The scholars, Daniel Korski, Ulrike Guérot and Mark Leonard, cite Afghanistan, Russia, China and the Middle East as some of the areas where the EU needs to strengthen both its vision and its cohesion. It is difficult to have effective transatlantic conversations on these topics, they write, when the EU can’t distill a clear strategic viewpoint from its own members.
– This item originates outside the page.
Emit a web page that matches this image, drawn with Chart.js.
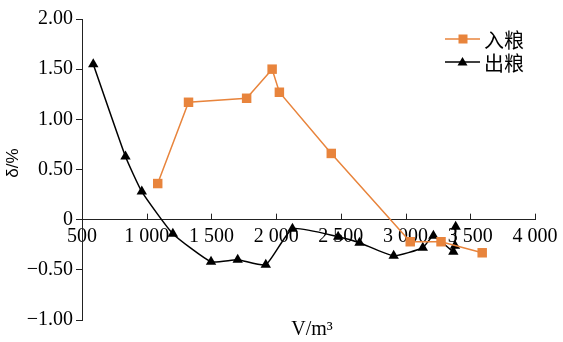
<!DOCTYPE html>
<html>
<head>
<meta charset="utf-8">
<script src="https://cdn.jsdelivr.net/npm/chart.js@4"></script>
<style>
html,body{margin:0;padding:0;background:#fff;}
#wrap{width:563px;height:342px;position:relative;}
</style>
</head>
<body>
<div id="wrap"><canvas id="c" width="563" height="342"></canvas></div>
<script>
// 入粮 series
const inX = [1085, 1323, 1772, 1969, 2025, 2426, 3036, 3274, 3592];
const inY = [0.36, 1.17, 1.21, 1.50, 1.27, 0.66, -0.22, -0.22, -0.33];
// 出粮 series
const outX = [587, 836, 962, 1202, 1497, 1703, 1920, 2126, 2479, 2644, 2908, 3133, 3215, 3369, 3382, 3387];
const outY = [1.55, 0.63, 0.28, -0.14, -0.42, -0.40, -0.45, -0.09, -0.17, -0.23, -0.36, -0.28, -0.16, -0.32, -0.26, -0.07];
const seriesNames = ['入粮', '出粮'];
const xTitle = 'V/m³';
const yTitle = 'δ/%';

const ORANGE = '#E8843C';
const BLACK = '#000000';
const SERIF = '"Liberation Serif", "Times New Roman", serif';

function pts(xs, ys){ return xs.map((x,i)=>({x:x, y:ys[i]})); }

const decor = {
  id: 'decor',
  afterDraw(chart){
    const ctx = chart.ctx;
    const xs = chart.scales.x, ys = chart.scales.y;
    const y0 = ys.getPixelForValue(0);
    ctx.save();
    // upward tick marks on x axis
    ctx.strokeStyle = '#222';
    ctx.lineWidth = 1;
    xs.ticks.forEach(t=>{
      const px = Math.round(xs.getPixelForValue(t.value)) + 0.5;
      ctx.beginPath(); ctx.moveTo(px, y0); ctx.lineTo(px, y0 - 6); ctx.stroke();
    });
    // axis titles
    ctx.fillStyle = '#000';
    ctx.font = '20px ' + SERIF;
    ctx.textAlign = 'center';
    ctx.textBaseline = 'middle';
    ctx.fillText(xTitle, 312, 330);
    ctx.save();
    ctx.translate(13, 163);
    ctx.rotate(-Math.PI/2);
    ctx.font = '17px "Liberation Sans", Arial, sans-serif';
    ctx.fillText(yTitle, 0, 0);
    ctx.restore();
    // legend
    const rows = [39, 62];
    chart.data.datasets.forEach((ds, i)=>{
      const ry = rows[i];
      ctx.strokeStyle = ds.borderColor;
      ctx.lineWidth = ds.borderWidth;
      ctx.beginPath(); ctx.moveTo(445, ry); ctx.lineTo(480, ry); ctx.stroke();
      ctx.fillStyle = ds.pointBackgroundColor;
      if (ds.pointStyle === 'rect') {
        ctx.fillRect(458.5, ry - 4.5, 9, 9);
      } else {
        ctx.beginPath();
        ctx.moveTo(462.5, ry - 5);
        ctx.lineTo(467.5, ry + 3.5);
        ctx.lineTo(457.5, ry + 3.5);
        ctx.closePath(); ctx.fill();
      }
      ctx.fillStyle = '#000';
      ctx.font = '20px "Noto Sans CJK SC", sans-serif';
      ctx.textAlign = 'left';
      ctx.textBaseline = 'middle';
      ctx.fillText(ds.label, 484, ry + 1);
    });
    ctx.restore();
  }
};

new Chart(document.getElementById('c'), {
  type: 'scatter',
  data: {
    datasets: [
      {
        label: seriesNames[0],
        data: pts(inX, inY),
        showLine: true,
        borderColor: ORANGE,
        borderWidth: 1.5,
        pointStyle: 'rect',
        pointRadius: 6.7,
        pointHoverRadius: 6.7,
        pointBackgroundColor: ORANGE,
        pointBorderWidth: 0,
        tension: 0
      },
      {
        label: seriesNames[1],
        data: pts(outX, outY),
        showLine: true,
        borderColor: BLACK,
        borderWidth: 1.5,
        pointStyle: 'triangle',
        pointRadius: 6,
        pointHoverRadius: 6,
        pointBackgroundColor: BLACK,
        pointBorderWidth: 0,
        tension: 0.15
      }
    ]
  },
  options: {
    responsive: false,
    animation: false,
    events: [],
    layout: { padding: { left: 0, top: 19, right: 28, bottom: 22 } },
    plugins: { legend: { display: false }, tooltip: { enabled: false } },
    scales: {
      x: {
        type: 'linear',
        position: { y: 0 },
        min: 500, max: 4000,
        border: { display: true, color: '#222', width: 1 },
        grid: { display: true, drawOnChartArea: false, drawTicks: false },
        ticks: {
          stepSize: 500,
          padding: 5,
          color: '#000',
          font: { family: SERIF, size: 20 },
          maxRotation: 0,
          autoSkip: false,
          callback: v => v >= 1000 ? Math.floor(v/1000) + ' ' + String(v % 1000).padStart(3, '0') : String(v)
        }
      },
      y: {
        type: 'linear',
        position: 'left',
        min: -1, max: 2,
        afterFit: s => { s.width = 82; },
        border: { display: true, color: '#222', width: 1 },
        grid: { display: true, drawOnChartArea: false, drawTicks: true, tickLength: 6, color: '#222' },
        ticks: {
          stepSize: 0.5,
          padding: 3,
          color: '#000',
          font: { family: SERIF, size: 20 },
          callback: v => v === 0 ? '0' : (v < 0 ? '\u2212' : '') + Math.abs(v).toFixed(2)
        }
      }
    }
  },
  plugins: [decor]
});
</script>
</body>
</html>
That’s when Washington can exploit bilateral support from individual member states — such as in the cases of sharing airline-passenger records and granting visa-waiver status — which never fails to infuriate a bypassed Brussels.
 
To become better known and respected by the U.S. government, the EU needs to do more self-promotion, the report recommends, including a meaningful boost in contacts between Brussels and Washington, ranging from more presidential summits to more purposeful lobbying of Congress, appreciating the legislature’s weighty role in foreign policy.
 
The opportunity to improve Europe’s image must be seized now, underscores Korski, who has previously worked in the U.S. State Department. He notes that there are many "Europeanists" in Obama’s advisory circles who will probably become administration officials. "I think they are wise about European sensitivities," he says, "so I expect some movement.”
 
But the moves might not all be welcome ones. Obama forewarned allies he’d be asking for more as well as offering more, and perhaps no issue will test his appeal — and Europe’s readiness to recommit to the transatlantic relationship — more than the need for additional troops for Afghanistan.
 
While more U.S. soldiers have already been assigned to the effort, NATO Secretary General Jaap de Hoop Scheffer has told European leaders they should expect their phones to be ringing shortly after Obama’s Jan. 20 inauguration. German Chancellor Angela Merkel has said that Obama will be harder to turn down than President George Bush, but it remains to be seen whether President Obama can cash in his Berlin lovefest for boots on the ground in a war that remains profoundly unpopular with the EU public. 
 
After all, Obama doesn’t want to be the only change in 2009. He needs change from Europe, too.